The key isn't sex alone but the teamwork of Shania and her new husband, Mutt Lange, the producer behind massive hits by Queen, AC/DC, and Def Leppard. Not only did they discover a knack for writing monster hooks, they added an edge of pop-rock schlock to many of the album's biggest cuts ("Any Man of Mine," "I'm Outta Here!"), and they made sure Shania's independence was couched as gently as possible, so as not to threaten her unliberated male audience.

Unfortunately, the brand new Come On Over (Mercury) tweaks each one of those concepts up several notches, until they all implode. At first this excess is kind of fun -- especially in the face of reports that many country radio stations balked at the package for its brashness -- but the fun starts feeling forced pretty fast. The hook quotient is as high here as on Def Leppard's Pyromania, or something, but it's just as robotic, and 10 years out of date at least. The processed harmonizing on the single "Love Gets Me Every Time" is reminiscent of "Afternoon Delight"; the repeated "dit-dit-dit" vocals on "When" sound like prime Jefferson Starship.

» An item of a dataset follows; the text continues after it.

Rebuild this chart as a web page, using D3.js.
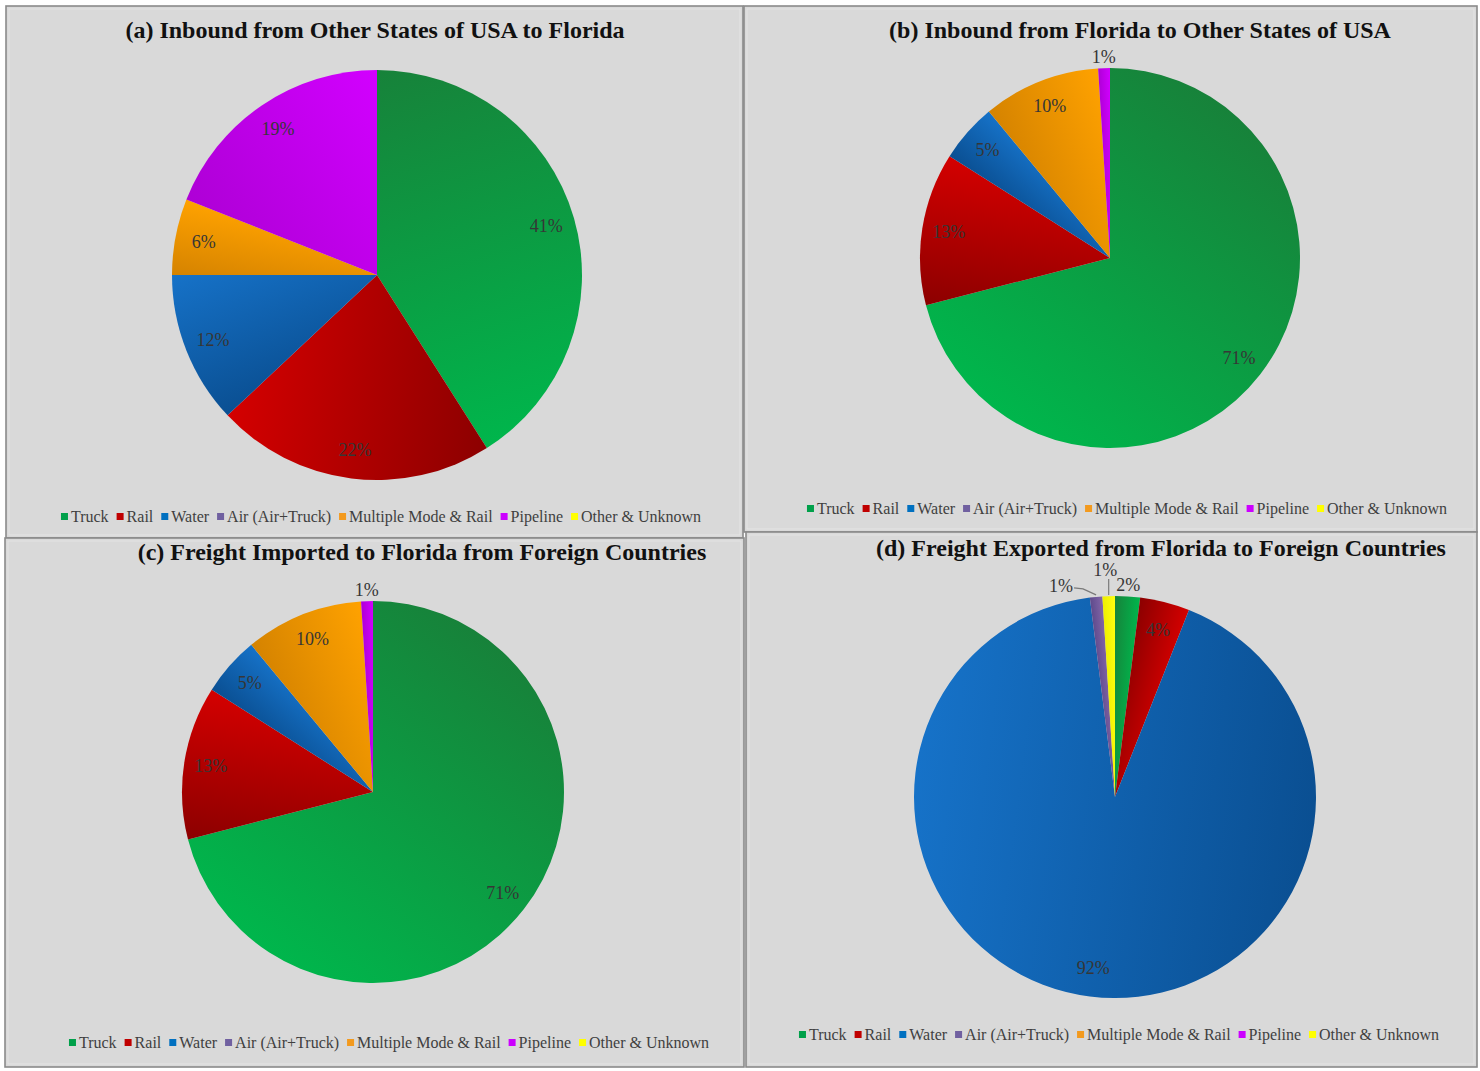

Worst of all, the lyrics are not only stupid clichés, they're aggressively stupid clichés. Either they say absolutely nothing about anything, like the title track, which just strings together empty pop psychology slogans, or they soft-pedal real-life problems to the point of embarrassment, like the one where Shania thinks her boyfriend's jealous rages are just a cute annoyance. It suggests that she's using her country market -- where lyrics do matter, no matter how obvious -- as merely a stepping stone to the world of pure pop -- where words come second, if at all.

There's nothing wrong with pure pop, of course ("MMMBop" made my Top 10), but there is something wrong with Shania's bad faith, and with Rimes's mechanical piety. Certainly it's not pop music's fault that these two entertainers' crass populism turned into common pablum, and neither is it Nashville's. The sad truth, however, is that if their sales continue to go through the roof, you can be sure both genres will pay the cost for some time to come.